# Instructions for the task:
Can you transcribe every record below exactly as it appears?

— BEGIN Material provided —

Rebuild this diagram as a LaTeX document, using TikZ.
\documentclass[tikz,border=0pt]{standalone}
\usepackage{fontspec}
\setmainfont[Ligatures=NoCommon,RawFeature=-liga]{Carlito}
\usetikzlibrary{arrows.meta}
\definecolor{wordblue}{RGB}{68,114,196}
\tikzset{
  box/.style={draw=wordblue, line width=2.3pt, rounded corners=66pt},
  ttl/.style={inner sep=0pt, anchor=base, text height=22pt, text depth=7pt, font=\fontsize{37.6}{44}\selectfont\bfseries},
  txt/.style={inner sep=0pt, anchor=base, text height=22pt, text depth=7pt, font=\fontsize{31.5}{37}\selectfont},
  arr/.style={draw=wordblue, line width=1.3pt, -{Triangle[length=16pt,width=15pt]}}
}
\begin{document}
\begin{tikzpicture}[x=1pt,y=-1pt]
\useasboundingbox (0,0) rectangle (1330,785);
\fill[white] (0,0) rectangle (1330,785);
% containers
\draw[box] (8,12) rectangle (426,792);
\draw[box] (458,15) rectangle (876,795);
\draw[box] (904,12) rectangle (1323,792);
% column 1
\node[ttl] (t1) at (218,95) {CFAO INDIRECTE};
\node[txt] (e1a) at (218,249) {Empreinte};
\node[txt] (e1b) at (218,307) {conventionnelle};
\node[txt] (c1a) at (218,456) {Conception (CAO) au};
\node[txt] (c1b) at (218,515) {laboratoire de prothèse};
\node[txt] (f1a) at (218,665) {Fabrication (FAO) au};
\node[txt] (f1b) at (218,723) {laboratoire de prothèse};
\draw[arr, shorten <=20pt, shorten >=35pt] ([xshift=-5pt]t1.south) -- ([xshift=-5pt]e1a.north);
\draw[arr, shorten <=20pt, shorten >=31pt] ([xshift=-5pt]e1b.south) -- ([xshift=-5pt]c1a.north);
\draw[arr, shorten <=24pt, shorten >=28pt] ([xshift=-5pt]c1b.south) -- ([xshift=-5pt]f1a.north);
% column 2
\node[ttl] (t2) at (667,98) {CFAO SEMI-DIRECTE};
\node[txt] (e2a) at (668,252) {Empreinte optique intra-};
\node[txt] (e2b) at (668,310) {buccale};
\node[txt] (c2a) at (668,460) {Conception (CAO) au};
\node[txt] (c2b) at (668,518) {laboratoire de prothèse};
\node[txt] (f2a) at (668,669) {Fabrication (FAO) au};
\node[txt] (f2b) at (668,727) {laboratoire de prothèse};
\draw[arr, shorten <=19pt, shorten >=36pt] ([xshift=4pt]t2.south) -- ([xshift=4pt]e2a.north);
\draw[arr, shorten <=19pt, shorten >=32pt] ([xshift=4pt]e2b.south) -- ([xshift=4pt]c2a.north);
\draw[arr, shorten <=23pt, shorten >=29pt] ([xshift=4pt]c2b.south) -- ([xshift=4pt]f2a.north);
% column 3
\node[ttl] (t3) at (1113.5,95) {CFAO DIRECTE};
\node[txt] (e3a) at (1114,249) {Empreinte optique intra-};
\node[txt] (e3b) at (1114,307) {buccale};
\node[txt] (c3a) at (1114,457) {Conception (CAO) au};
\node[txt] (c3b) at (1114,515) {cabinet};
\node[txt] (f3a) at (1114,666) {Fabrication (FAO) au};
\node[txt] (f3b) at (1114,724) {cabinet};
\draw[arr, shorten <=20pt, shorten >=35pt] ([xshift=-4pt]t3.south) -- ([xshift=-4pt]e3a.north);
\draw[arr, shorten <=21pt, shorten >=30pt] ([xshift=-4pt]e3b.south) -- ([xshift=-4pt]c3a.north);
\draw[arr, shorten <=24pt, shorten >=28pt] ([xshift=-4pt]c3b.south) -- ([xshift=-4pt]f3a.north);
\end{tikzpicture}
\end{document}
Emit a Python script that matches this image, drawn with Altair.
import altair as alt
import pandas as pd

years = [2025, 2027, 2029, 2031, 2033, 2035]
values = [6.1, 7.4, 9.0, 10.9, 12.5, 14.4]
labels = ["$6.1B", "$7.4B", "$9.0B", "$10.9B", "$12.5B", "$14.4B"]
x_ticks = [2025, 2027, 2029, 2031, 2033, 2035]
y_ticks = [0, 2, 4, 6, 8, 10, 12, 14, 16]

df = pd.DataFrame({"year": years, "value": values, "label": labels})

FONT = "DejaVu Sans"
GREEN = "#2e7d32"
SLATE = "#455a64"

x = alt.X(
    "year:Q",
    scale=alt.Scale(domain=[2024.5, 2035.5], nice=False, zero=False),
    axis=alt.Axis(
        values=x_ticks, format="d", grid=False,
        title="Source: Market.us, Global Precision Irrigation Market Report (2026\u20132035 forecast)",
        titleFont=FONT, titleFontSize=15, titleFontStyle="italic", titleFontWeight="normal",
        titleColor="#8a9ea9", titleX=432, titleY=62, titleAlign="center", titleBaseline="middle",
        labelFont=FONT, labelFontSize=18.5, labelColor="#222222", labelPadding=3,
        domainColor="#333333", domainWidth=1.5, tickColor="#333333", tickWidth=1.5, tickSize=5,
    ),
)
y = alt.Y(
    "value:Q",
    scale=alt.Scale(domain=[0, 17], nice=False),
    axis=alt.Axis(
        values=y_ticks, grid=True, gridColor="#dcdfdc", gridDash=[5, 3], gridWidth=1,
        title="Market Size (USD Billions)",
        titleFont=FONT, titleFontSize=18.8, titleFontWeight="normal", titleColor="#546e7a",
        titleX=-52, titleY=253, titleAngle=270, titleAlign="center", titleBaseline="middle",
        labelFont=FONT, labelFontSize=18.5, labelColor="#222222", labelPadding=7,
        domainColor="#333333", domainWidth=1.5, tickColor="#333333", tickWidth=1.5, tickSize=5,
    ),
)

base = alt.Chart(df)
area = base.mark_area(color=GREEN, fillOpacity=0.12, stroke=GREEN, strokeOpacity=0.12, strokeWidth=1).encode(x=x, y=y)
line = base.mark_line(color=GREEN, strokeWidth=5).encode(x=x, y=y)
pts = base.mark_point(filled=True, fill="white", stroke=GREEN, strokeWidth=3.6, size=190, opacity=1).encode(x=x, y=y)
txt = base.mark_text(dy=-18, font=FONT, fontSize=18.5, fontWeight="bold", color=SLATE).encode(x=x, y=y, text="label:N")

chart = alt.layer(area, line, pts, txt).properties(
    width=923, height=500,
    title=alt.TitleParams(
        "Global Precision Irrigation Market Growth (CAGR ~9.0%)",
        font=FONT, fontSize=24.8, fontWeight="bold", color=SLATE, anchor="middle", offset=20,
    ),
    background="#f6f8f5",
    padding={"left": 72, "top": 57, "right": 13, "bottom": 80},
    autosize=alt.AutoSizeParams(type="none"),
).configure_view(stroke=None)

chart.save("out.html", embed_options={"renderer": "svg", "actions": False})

— END Material provided —

# Correct result:
Rebuild this diagram as a LaTeX document, using TikZ.
\documentclass[tikz,border=0pt]{standalone}
\usepackage{fontspec}
\setmainfont[Ligatures=NoCommon,RawFeature=-liga]{Carlito}
\usetikzlibrary{arrows.meta}
\definecolor{wordblue}{RGB}{68,114,196}
\tikzset{
  box/.style={draw=wordblue, line width=2.3pt, rounded corners=66pt},
  ttl/.style={inner sep=0pt, anchor=base, text height=22pt, text depth=7pt, font=\fontsize{37.6}{44}\selectfont\bfseries},
  txt/.style={inner sep=0pt, anchor=base, text height=22pt, text depth=7pt, font=\fontsize{31.5}{37}\selectfont},
  arr/.style={draw=wordblue, line width=1.3pt, -{Triangle[length=16pt,width=15pt]}}
}
\begin{document}
\begin{tikzpicture}[x=1pt,y=-1pt]
\useasboundingbox (0,0) rectangle (1330,785);
\fill[white] (0,0) rectangle (1330,785);
% containers
\draw[box] (8,12) rectangle (426,792);
\draw[box] (458,15) rectangle (876,795);
\draw[box] (904,12) rectangle (1323,792);
% column 1
\node[ttl] (t1) at (218,95) {CFAO INDIRECTE};
\node[txt] (e1a) at (218,249) {Empreinte};
\node[txt] (e1b) at (218,307) {conventionnelle};
\node[txt] (c1a) at (218,456) {Conception (CAO) au};
\node[txt] (c1b) at (218,515) {laboratoire de prothèse};
\node[txt] (f1a) at (218,665) {Fabrication (FAO) au};
\node[txt] (f1b) at (218,723) {laboratoire de prothèse};
\draw[arr, shorten <=20pt, shorten >=35pt] ([xshift=-5pt]t1.south) -- ([xshift=-5pt]e1a.north);
\draw[arr, shorten <=20pt, shorten >=31pt] ([xshift=-5pt]e1b.south) -- ([xshift=-5pt]c1a.north);
\draw[arr, shorten <=24pt, shorten >=28pt] ([xshift=-5pt]c1b.south) -- ([xshift=-5pt]f1a.north);
% column 2
\node[ttl] (t2) at (667,98) {CFAO SEMI-DIRECTE};
\node[txt] (e2a) at (668,252) {Empreinte optique intra-};
\node[txt] (e2b) at (668,310) {buccale};
\node[txt] (c2a) at (668,460) {Conception (CAO) au};
\node[txt] (c2b) at (668,518) {laboratoire de prothèse};
\node[txt] (f2a) at (668,669) {Fabrication (FAO) au};
\node[txt] (f2b) at (668,727) {laboratoire de prothèse};
\draw[arr, shorten <=19pt, shorten >=36pt] ([xshift=4pt]t2.south) -- ([xshift=4pt]e2a.north);
\draw[arr, shorten <=19pt, shorten >=32pt] ([xshift=4pt]e2b.south) -- ([xshift=4pt]c2a.north);
\draw[arr, shorten <=23pt, shorten >=29pt] ([xshift=4pt]c2b.south) -- ([xshift=4pt]f2a.north);
% column 3
\node[ttl] (t3) at (1113.5,95) {CFAO DIRECTE};
\node[txt] (e3a) at (1114,249) {Empreinte optique intra-};
\node[txt] (e3b) at (1114,307) {buccale};
\node[txt] (c3a) at (1114,457) {Conception (CAO) au};
\node[txt] (c3b) at (1114,515) {cabinet};
\node[txt] (f3a) at (1114,666) {Fabrication (FAO) au};
\node[txt] (f3b) at (1114,724) {cabinet};
\draw[arr, shorten <=20pt, shorten >=35pt] ([xshift=-4pt]t3.south) -- ([xshift=-4pt]e3a.north);
\draw[arr, shorten <=21pt, shorten >=30pt] ([xshift=-4pt]e3b.south) -- ([xshift=-4pt]c3a.north);
\draw[arr, shorten <=24pt, shorten >=28pt] ([xshift=-4pt]c3b.south) -- ([xshift=-4pt]f3a.north);
\end{tikzpicture}
\end{document}
Emit a Python script that matches this image, drawn with Altair.
import altair as alt
import pandas as pd

years = [2025, 2027, 2029, 2031, 2033, 2035]
values = [6.1, 7.4, 9.0, 10.9, 12.5, 14.4]
labels = ["$6.1B", "$7.4B", "$9.0B", "$10.9B", "$12.5B", "$14.4B"]
x_ticks = [2025, 2027, 2029, 2031, 2033, 2035]
y_ticks = [0, 2, 4, 6, 8, 10, 12, 14, 16]

df = pd.DataFrame({"year": years, "value": values, "label": labels})

FONT = "DejaVu Sans"
GREEN = "#2e7d32"
SLATE = "#455a64"

x = alt.X(
    "year:Q",
    scale=alt.Scale(domain=[2024.5, 2035.5], nice=False, zero=False),
    axis=alt.Axis(
        values=x_ticks, format="d", grid=False,
        title="Source: Market.us, Global Precision Irrigation Market Report (2026\u20132035 forecast)",
        titleFont=FONT, titleFontSize=15, titleFontStyle="italic", titleFontWeight="normal",
        titleColor="#8a9ea9", titleX=432, titleY=62, titleAlign="center", titleBaseline="middle",
        labelFont=FONT, labelFontSize=18.5, labelColor="#222222", labelPadding=3,
        domainColor="#333333", domainWidth=1.5, tickColor="#333333", tickWidth=1.5, tickSize=5,
    ),
)
y = alt.Y(
    "value:Q",
    scale=alt.Scale(domain=[0, 17], nice=False),
    axis=alt.Axis(
        values=y_ticks, grid=True, gridColor="#dcdfdc", gridDash=[5, 3], gridWidth=1,
        title="Market Size (USD Billions)",
        titleFont=FONT, titleFontSize=18.8, titleFontWeight="normal", titleColor="#546e7a",
        titleX=-52, titleY=253, titleAngle=270, titleAlign="center", titleBaseline="middle",
        labelFont=FONT, labelFontSize=18.5, labelColor="#222222", labelPadding=7,
        domainColor="#333333", domainWidth=1.5, tickColor="#333333", tickWidth=1.5, tickSize=5,
    ),
)

base = alt.Chart(df)
area = base.mark_area(color=GREEN, fillOpacity=0.12, stroke=GREEN, strokeOpacity=0.12, strokeWidth=1).encode(x=x, y=y)
line = base.mark_line(color=GREEN, strokeWidth=5).encode(x=x, y=y)
pts = base.mark_point(filled=True, fill="white", stroke=GREEN, strokeWidth=3.6, size=190, opacity=1).encode(x=x, y=y)
txt = base.mark_text(dy=-18, font=FONT, fontSize=18.5, fontWeight="bold", color=SLATE).encode(x=x, y=y, text="label:N")

chart = alt.layer(area, line, pts, txt).properties(
    width=923, height=500,
    title=alt.TitleParams(
        "Global Precision Irrigation Market Growth (CAGR ~9.0%)",
        font=FONT, fontSize=24.8, fontWeight="bold", color=SLATE, anchor="middle", offset=20,
    ),
    background="#f6f8f5",
    padding={"left": 72, "top": 57, "right": 13, "bottom": 80},
    autosize=alt.AutoSizeParams(type="none"),
).configure_view(stroke=None)

chart.save("out.html", embed_options={"renderer": "svg", "actions": False})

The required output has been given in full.